- _TASK BRIEF_
Every line containing the word "this" needs to be found and copied.

— start of GIVEN ENTRIES —

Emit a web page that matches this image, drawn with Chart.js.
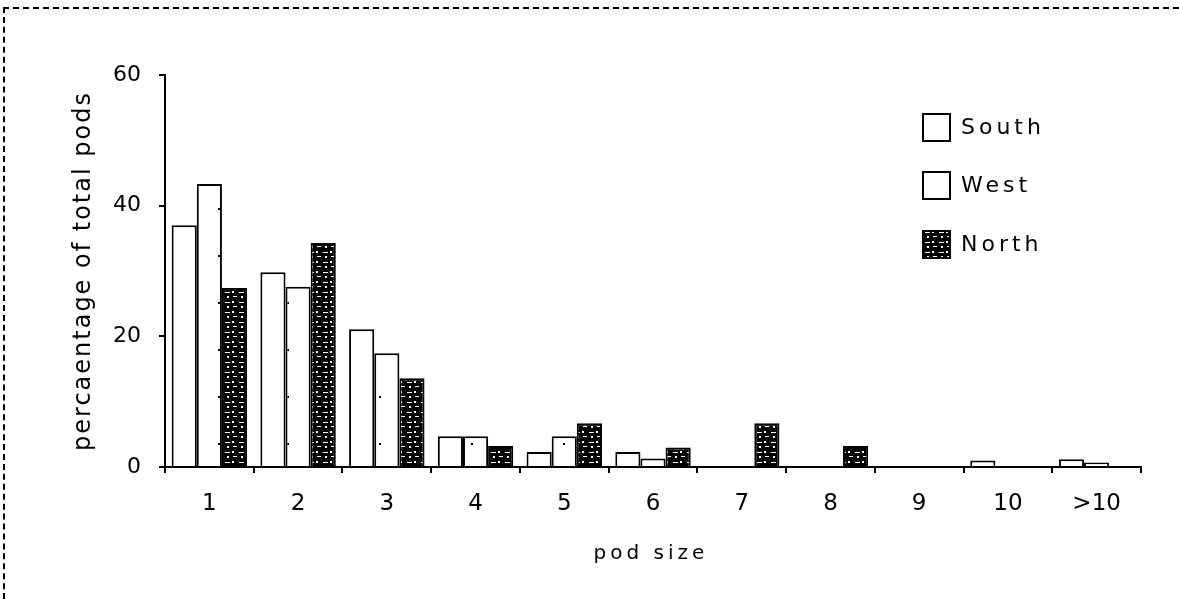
<!DOCTYPE html>
<html>
<head>
<meta charset="utf-8">
<script src="https://cdn.jsdelivr.net/npm/chart.js@4.4.0/dist/chart.umd.min.js"></script>
<style>
html, body { margin: 0; padding: 0; background: #fff; }
#wrap { position: relative; width: 1179px; height: 599px; overflow: hidden; }
#frame { position: absolute; left: 3px; top: 7px; right: -10px; bottom: -10px; border-top: 2px dashed #000; border-left: 2px dashed #000; }
#podChart { position: absolute; left: 0; top: 0; }
</style>
</head>
<body>
<div id="wrap">
	<div id="frame"></div>
	<canvas id="podChart" width="1179" height="599"></canvas>
</div>
<script>
// values
var podSizes = ['1', '2', '3', '4', '5', '6', '7', '8', '9', '10', '>10'];
var south = [37.0, 29.8, 21.1, 4.7, 2.3, 2.3, 0, 0, 0, 1.0, 1.2];
var west = [43.3, 27.6, 17.4, 4.7, 4.7, 1.3, 0, 0, 0, 0, 0.7];
var north = [27.4, 34.3, 13.6, 3.2, 6.7, 3.0, 6.7, 3.2, 0, 0, 0];
var yMax = 60;
var yStep = 20;
var xTitle = 'pod size';
var yTitle = 'percaentage of total pods';

var FONT = "'DejaVu Sans', Verdana, sans-serif";
var ctx = document.getElementById('podChart');
var c2d = ctx.getContext('2d');

// black fill with white specks, like the scanned north bars
function northPattern(){
	var c = document.createElement('canvas');
	c.width = 14; c.height = 10;
	var g = c.getContext('2d');
	g.fillStyle = '#000';
	g.fillRect(0, 0, 14, 10);
	g.fillStyle = '#fff';
	g.fillRect(1, 2, 5, 1);
	g.fillRect(8, 1, 2, 2);
	g.fillRect(3, 6, 2, 2);
	g.fillRect(9, 6, 4, 1);
	return c2d.createPattern(c, 'repeat');
}

// white fill with a few sparse dots (west bars)
function westPattern(){
	var c = document.createElement('canvas');
	c.width = 23; c.height = 47;
	var g = c.getContext('2d');
	g.fillStyle = '#fff';
	g.fillRect(0, 0, 23, 47);
	g.fillStyle = '#000';
	g.fillRect(11, 20, 2, 2);
	return c2d.createPattern(c, 'repeat');
}

// axis titles (letter spaced) and the legend inside the plot
var extras = {
	id: 'extras',
	afterDraw: function(chart){
		var g = chart.ctx;
		var area = chart.chartArea;
		g.save();
		g.fillStyle = '#000';

		// x title
		g.font = '20px ' + FONT;
		g.letterSpacing = '4px';
		g.textAlign = 'center';
		g.textBaseline = 'alphabetic';
		g.fillText(xTitle, 651, 559);

		// y title
		g.save();
		g.font = '24px ' + FONT;
		g.letterSpacing = '2px';
		g.translate(84, (area.top + area.bottom) / 2);
		g.rotate(-Math.PI / 2);
		g.textBaseline = 'middle';
		g.fillText(yTitle, 0, 0);
		g.restore();

		// legend
		var x = 923, tops = [114, 172, 231], box = 27;
		g.font = '22px ' + FONT;
		g.letterSpacing = '4px';
		g.textAlign = 'left';
		g.textBaseline = 'middle';
		chart.data.datasets.forEach(function(ds, i){
			var yy = tops[i];
			g.fillStyle = ds.backgroundColor;
			g.fillRect(x, yy, box, box);
			g.strokeStyle = '#000';
			g.lineWidth = 2;
			g.strokeRect(x, yy, box, box);
			g.fillStyle = '#000';
			g.fillText(ds.label, x + box + 11, yy + box / 2 + 1);
		});
		g.restore();
	}
};

var chart = new Chart(ctx, {
	type: 'bar',
	data: {
		labels: podSizes,
		datasets: [
		{
			label: 'South',
			data: south,
			backgroundColor: '#fff',
			borderColor: '#000',
			borderWidth: 2
		},
		{
			label: 'West',
			data: west,
			backgroundColor: westPattern(),
			borderColor: '#000',
			borderWidth: 2
		},
		{
			label: 'North',
			data: north,
			backgroundColor: northPattern(),
			borderColor: '#000',
			borderWidth: 2
		}
		]
	},
	options: {
		responsive: false,
		devicePixelRatio: 1,
		animation: false,
		datasets: { bar: { categoryPercentage: 0.85, barPercentage: 1.0 } },
		layout: { padding: { top: 75, right: 38, left: 0, bottom: 0 } },
		plugins: {
			legend: { display: false },
			tooltip: { enabled: false }
		},
		scales: {
			x: {
				afterFit: function(s){ s.height = 132; },
				grid: { display: true, drawOnChartArea: false, drawTicks: true, tickLength: 6, color: '#000', lineWidth: 2 },
				border: { display: true, color: '#000', width: 2 },
				ticks: { color: '#000', font: { family: FONT, size: 23 }, padding: 17, maxRotation: 0 }
			},
			y: {
				min: 0,
				max: yMax,
				afterFit: function(s){ s.width = 165; },
				grid: { display: true, drawOnChartArea: false, drawTicks: true, tickLength: 6, color: '#000', lineWidth: 2 },
				border: { display: true, color: '#000', width: 2 },
				ticks: { stepSize: yStep, color: '#000', font: { family: FONT, size: 22 }, padding: 18 }
			}
		}
	},
	plugins: [extras]
});
</script>
</body>
</html>
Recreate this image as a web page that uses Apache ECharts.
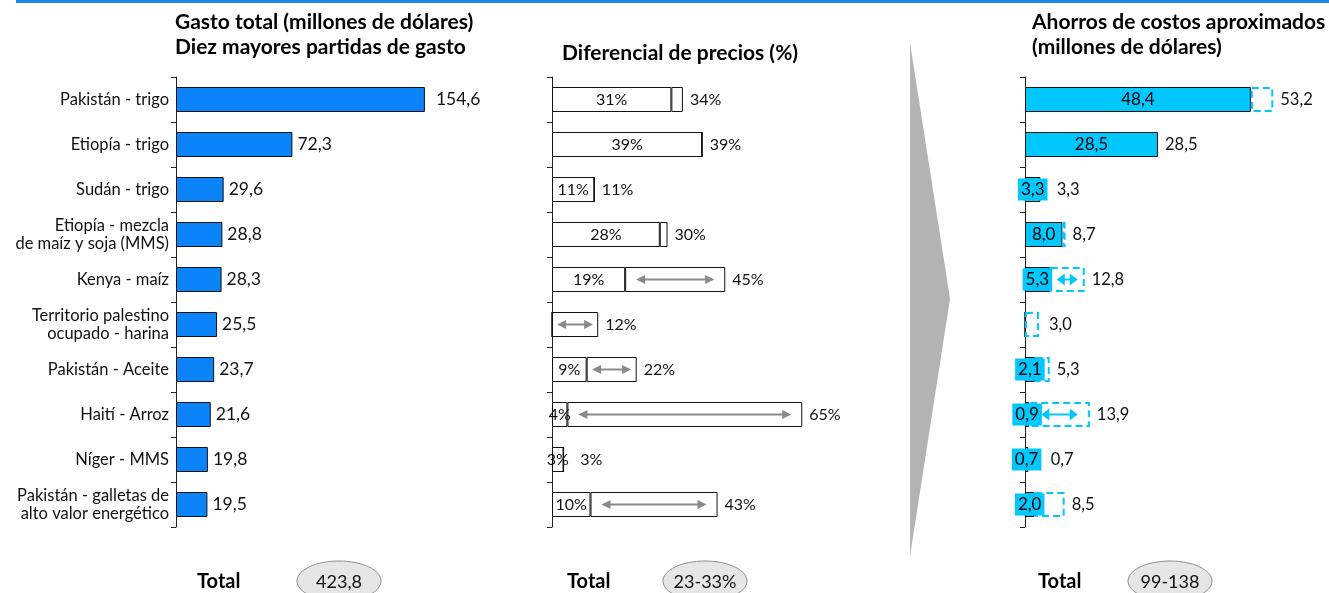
<!DOCTYPE html>
<html>
<head>
<meta charset="utf-8">
<script src="https://cdn.jsdelivr.net/npm/echarts@6/dist/echarts.min.js"></script>
<style>
  body { margin: 0; background: #fff; }
  #main { width: 1329px; height: 593px; }
</style>
</head>
<body>
<div id="main"></div>
<script>
// datos
var categorias = [
  'Pakistán - trigo',
  'Etiopía - trigo',
  'Sudán - trigo',
  'Etiopía - mezcla\nde maíz y soja (MMS)',
  'Kenya - maíz',
  'Territorio palestino\nocupado - harina',
  'Pakistán - Aceite',
  'Haití - Arroz',
  'Níger - MMS',
  'Pakistán - galletas de\nalto valor energético'
];
var gasto = [154.6, 72.3, 29.6, 28.8, 28.3, 25.5, 23.7, 21.6, 19.8, 19.5];
var difBajo = [31, 39, 11, 28, 19, 0, 9, 4, 3, 10];
var difAlto = [34, 39, 11, 30, 45, 12, 22, 65, 3, 43];
var difFlecha = [0, 0, 0, 0, 1, 1, 1, 1, 0, 1];
var ahorroBajo = [48.4, 28.5, 3.3, 8.0, 5.3, 0, 2.1, 0.9, 0.7, 2.0];
var ahorroAlto = [53.2, 28.5, 3.3, 8.7, 12.8, 3.0, 5.3, 13.9, 0.7, 8.5];
var ahorroFlecha = [0, 0, 0, 0, 1, 0, 0, 1, 0, 0];
var titulos = [
  'Gasto total (millones de dólares)\nDiez mayores partidas de gasto',
  'Diferencial de precios (%)',
  'Ahorros de costos aproximados\n(millones de dólares)'
];
var totales = ['423,8', '23-33%', '99-138'];

var FONT = 'Lato';
var AZUL = '#0a84f8';
var CIAN = '#00c8ff';
var GRIS = '#8a8a8a';

// geometria de los tres paneles
var grids = [
  { left: 176, top: 77, width: 322, height: 450, max: 200 },
  { left: 552, top: 77, width: 269.5, height: 450, max: 70 },
  { left: 1025, top: 77, width: 280, height: 450, max: 60 }
];

function coma(v) {
  return v.toFixed(1).replace('.', ',');
}

function flechas(bajo, alto, flag) {
  var out = [];
  for (var i = 0; i < bajo.length; i++) {
    if (flag[i]) out.push([bajo[i], alto[i], i]);
  }
  return out;
}

function arrowRenderer(color, head, halfW, padFn) {
  return function (params, api) {
    var a = api.coord([api.value(0), api.value(2)]);
    var b = api.coord([api.value(1), api.value(2)]);
    var w = b[0] - a[0];
    var pad = padFn(w);
    var x0 = a[0] + pad, x1 = b[0] - pad, y = a[1];
    return {
      type: 'group',
      children: [
        { type: 'line', shape: { x1: x0 + head - 1, y1: y, x2: x1 - head + 1, y2: y },
          style: { stroke: color, lineWidth: 2 } },
        { type: 'polygon', shape: { points: [[x0, y], [x0 + head, y - halfW], [x0 + head, y + halfW]] },
          style: { fill: color } },
        { type: 'polygon', shape: { points: [[x1, y], [x1 - head, y - halfW], [x1 - head, y + halfW]] },
          style: { fill: color } }
      ]
    };
  };
}

var myChart = echarts.init(document.getElementById('main'));

var grid = [], xAxis = [], yAxis = [];
grids.forEach(function (g, i) {
  grid.push({ left: g.left, top: g.top, width: g.width, height: g.height });
  xAxis.push({ gridIndex: i, type: 'value', min: 0, max: g.max, show: false });
  yAxis.push({
    gridIndex: i,
    type: 'category',
    inverse: true,
    data: categorias,
    axisLine: { lineStyle: { color: '#222', width: 1 } },
    axisTick: { show: true, length: 5, lineStyle: { color: '#222' } },
    axisLabel: {
      show: i === 0,
      margin: 7,
      fontFamily: FONT,
      fontSize: 16.5,
      lineHeight: 18,
      color: '#111',
      align: 'right'
    }
  });
});

// px por unidad en cada panel (para separar las etiquetas)
var s2 = grids[1].width / grids[1].max;
var s3 = grids[2].width / grids[2].max;

var gastoData = gasto.map(function (v, i) {
  return { value: v, label: { distance: i === 0 ? 11 : 5 } };
});

var difRangoData = difAlto.map(function (v, i) {
  var lo = difBajo[i] * s2, hi = v * s2;
  return { value: v - difBajo[i], label: { distance: Math.max(7, lo / 2 + 15 - hi + 7) } };
});

var ahorroBajoData = ahorroBajo.map(function (v) {
  return { value: v, label: { show: v > 0 } };
});

var ahorroRangoData = ahorroAlto.map(function (v, i) {
  var lo = ahorroBajo[i] * s3, hi = v * s3;
  var r = v - ahorroBajo[i];
  return {
    value: r,
    itemStyle: r > 0 ? {} : { borderWidth: 0 },
    label: { distance: Math.max(7, lo / 2 + 18 - hi + 6) }
  };
});

var txt = { fontFamily: FONT, fontSize: 16.5, color: '#111' };
var tituloStyle = { fontFamily: FONT, fontWeight: 'bold', fontSize: 21, lineHeight: 25, color: '#000' };

var option = {
  animation: false,
  title: [
    { text: titulos[0], left: 175, top: 10, padding: 0, textStyle: tituloStyle },
    { text: titulos[1], left: 562, top: 41, padding: 0, textStyle: tituloStyle },
    { text: titulos[2], left: 1032, top: 10, padding: 0, textStyle: tituloStyle }
  ],
  grid: grid,
  xAxis: xAxis,
  yAxis: yAxis,
  series: [
    {
      name: 'Gasto',
      type: 'bar',
      xAxisIndex: 0, yAxisIndex: 0,
      barWidth: 25,
      data: gastoData,
      itemStyle: { color: AZUL, borderColor: '#111', borderWidth: 1 },
      label: Object.assign({ show: true, position: 'right', formatter: function (p) { return coma(p.value); } },
        txt, { fontSize: 17.5 })
    },
    {
      name: 'Dif bajo',
      type: 'bar',
      stack: 'dif',
      xAxisIndex: 1, yAxisIndex: 1,
      barWidth: 25,
      data: difBajo,
      itemStyle: { color: '#fff', borderColor: '#111', borderWidth: 1 },
      label: Object.assign({ show: true, position: 'inside',
        formatter: function (p) { return p.value > 0 ? p.value + '%' : ''; } }, txt, { fontSize: 16 })
    },
    {
      name: 'Dif rango',
      type: 'bar',
      stack: 'dif',
      xAxisIndex: 1, yAxisIndex: 1,
      barWidth: 25,
      data: difRangoData,
      itemStyle: { color: '#fff', borderColor: '#111', borderWidth: 1 },
      label: Object.assign({ show: true, position: 'right',
        formatter: function (p) { return difAlto[p.dataIndex] + '%'; } }, txt, { fontSize: 16 })
    },
    {
      name: 'Dif flechas',
      type: 'custom',
      xAxisIndex: 1, yAxisIndex: 1,
      silent: true,
      z: 5,
      encode: { x: [0, 1], y: 2 },
      data: flechas(difBajo, difAlto, difFlecha),
      renderItem: arrowRenderer(GRIS, 9, 4.5, function (w) { return Math.min(11, w * 0.11); })
    },
    {
      name: 'Ahorro bajo',
      type: 'bar',
      stack: 'ahorro',
      xAxisIndex: 2, yAxisIndex: 2,
      barWidth: 25,
      data: ahorroBajoData,
      itemStyle: { color: CIAN, borderColor: '#111', borderWidth: 1 },
      label: Object.assign({ show: true, position: 'inside', backgroundColor: CIAN,
        padding: [3, 3, 2, 3],
        formatter: function (p) { return coma(p.value); } }, txt, { fontSize: 17, color: '#000' })
    },
    {
      name: 'Ahorro rango',
      type: 'bar',
      stack: 'ahorro',
      xAxisIndex: 2, yAxisIndex: 2,
      barWidth: 25,
      data: ahorroRangoData,
      itemStyle: { color: 'rgba(0,0,0,0)', borderColor: CIAN, borderWidth: 2, borderType: [7, 4] },
      label: Object.assign({ show: true, position: 'right',
        formatter: function (p) { return coma(ahorroAlto[p.dataIndex]); } }, txt)
    },
    {
      name: 'Ahorro flechas',
      type: 'custom',
      xAxisIndex: 2, yAxisIndex: 2,
      silent: true,
      z: 5,
      encode: { x: [0, 1], y: 2 },
      data: flechas(ahorroBajo, ahorroAlto, ahorroFlecha),
      renderItem: arrowRenderer(CIAN, 8, 6, function (w) { return Math.max(6, w * 0.2); })
    }
  ],
  graphic: [
    { type: 'rect', left: 16, top: 0, shape: { width: 1313, height: 3 }, style: { fill: '#1f88e8' } },
    { type: 'polygon', shape: { points: [[910, 43], [950, 299], [910, 556]] }, style: { fill: '#b3b3b3' } }
  ]
};

// fila de totales
var totalX = [197, 567, 1038];
var elipseX = [339, 705, 1170];
totales.forEach(function (t, i) {
  option.graphic.push({
    type: 'text', left: totalX[i], top: 572,
    style: { text: 'Total', fontFamily: FONT, fontWeight: 'bold', fontSize: 20, fill: '#000' }
  });
  option.graphic.push({
    type: 'ellipse',
    shape: { cx: elipseX[i], cy: 581, rx: 42, ry: 20 },
    style: { fill: '#e6e6e6', stroke: '#8c8c8c', lineWidth: 1 }
  });
  option.graphic.push({
    type: 'text', x: elipseX[i], y: 582,
    style: { text: t, fontFamily: FONT, fontSize: 18, fill: '#111', align: 'center', verticalAlign: 'middle' }
  });
});

myChart.setOption(option);
</script>
</body>
</html>
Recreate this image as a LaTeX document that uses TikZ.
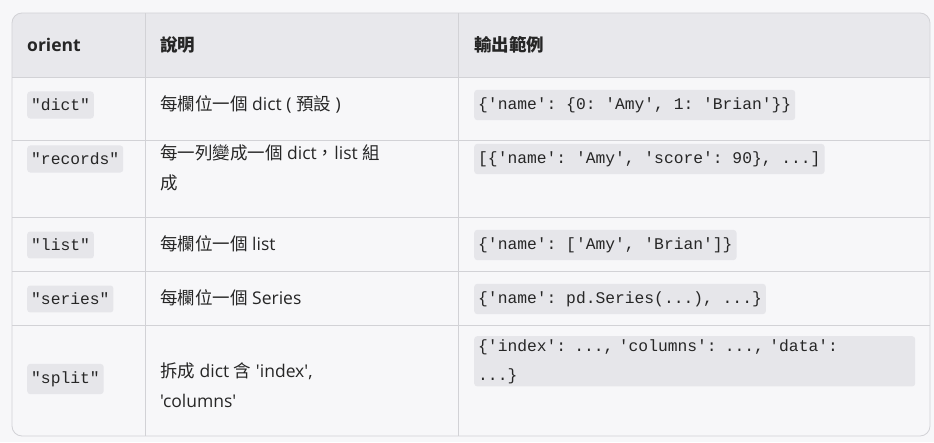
\documentclass[tikz,border=0pt]{standalone}
\usepackage{fontspec}
\setmainfont{Open Sans}[Ligatures=TeXOff]
\newfontfamily\cjk{Noto Sans CJK TC}
\setmonofont{Liberation Mono}
\begin{document}
\begin{tikzpicture}[x=1pt,y=-1pt,
  txt/.style={anchor=west,inner sep=0pt,font=\fontsize{17.5}{30}\selectfont,text=black!85},
  hd/.style={txt,font=\fontsize{17.5}{30}\selectfont\bfseries},
  code/.style={anchor=west,fill=codebg,rounded corners=3pt,inner xsep=4pt,inner ysep=7.5pt,font=\ttfamily\fontsize{16.3}{29}\selectfont,text=black!85},
  grid/.style={draw=linec,line width=0.8pt}]
\definecolor{pagebg}{HTML}{F7F7F9}
\definecolor{hdbg}{HTML}{E8E8EC}
\definecolor{codebg}{HTML}{E6E6EA}
\definecolor{linec}{HTML}{D2D2D6}
\fill[pagebg] (0,0) rectangle (934,442);
\useasboundingbox (0,0) rectangle (934,442);
\begin{scope}
\clip[rounded corners=10pt] (12,13) rectangle (930,436);
\fill[hdbg] (12,13) rectangle (930,77);
\end{scope}
\draw[grid,rounded corners=10pt] (12,13) rectangle (930,436);
\foreach \y in {77,140,217,271,325} \draw[grid] (12,\y) -- (930,\y);
\foreach \x in {145,458} \draw[grid] (\x,13) -- (\x,436);
% header
\node[hd] (h1) at (27,45) {orient};
\node[hd] (h2) at (160,45) {\cjk 說明};
\node[hd] (h3) at (474,45) {\cjk 輸出範例};
% row1
\node[code] (a1) at (27,105) {"dict"};
\node[txt] (b1) at (160,104) {{\cjk 每欄位一個} dict ( {\cjk 預設} )};
\node[code] (c1) at (474,105) {\{'name': \{0: 'Amy', 1: 'Brian'\}\}};
% row2
\node[code] (a2) at (27,159) {"records"};
\node[txt,anchor=north west,align=left] (b2) at (160,144) {{\cjk 每一列變成一個} dict{\cjk ，}list {\cjk 組}\\{\cjk 成}};
\node[code] (c2) at (474,159) {[\{'name': 'Amy', 'score': 90\}, ...]};
% row3
\node[code] (a3) at (27,245) {"list"};
\node[txt] (b3) at (160,244) {{\cjk 每欄位一個} list};
\node[code] (c3) at (474,245) {\{'name': ['Amy', 'Brian']\}};
% row4
\node[code] (a4) at (27,299) {"series"};
\node[txt] (b4) at (160,298) {{\cjk 每欄位一個} Series};
\node[code] (c4) at (474,299) {\{'name': pd.Series(...), ...\}};
% row5
\node[code] (a5) at (27,379) {"split"};
\node[txt,anchor=north west,align=left] (b5) at (160,363) {{\cjk 拆成} dict {\cjk 含} 'index',\\'columns'};
\node[code,anchor=north west,text width=433pt,align=left,inner ysep=3pt] (c5) at (474,336) {\{'index': ..., 'columns': ..., 'data':\\...\}};
\end{tikzpicture}
\end{document}
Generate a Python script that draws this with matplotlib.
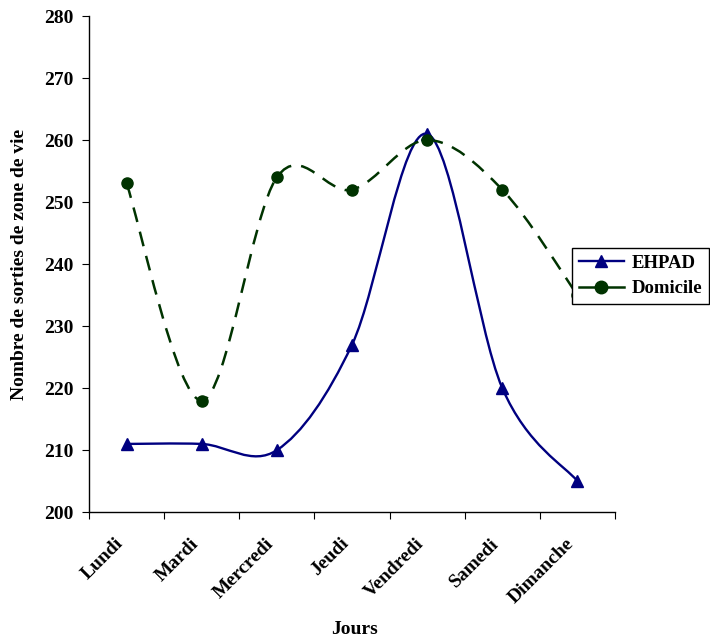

— end of GIVEN ENTRIES —

- _REPLY TO THE EXERCISE_
Emit a web page that matches this image, drawn with Chart.js.
Recreate this image as a web page that uses Apache ECharts.
Recreate this image as a LaTeX document that uses TikZ.
Generate a Python script that draws this with matplotlib.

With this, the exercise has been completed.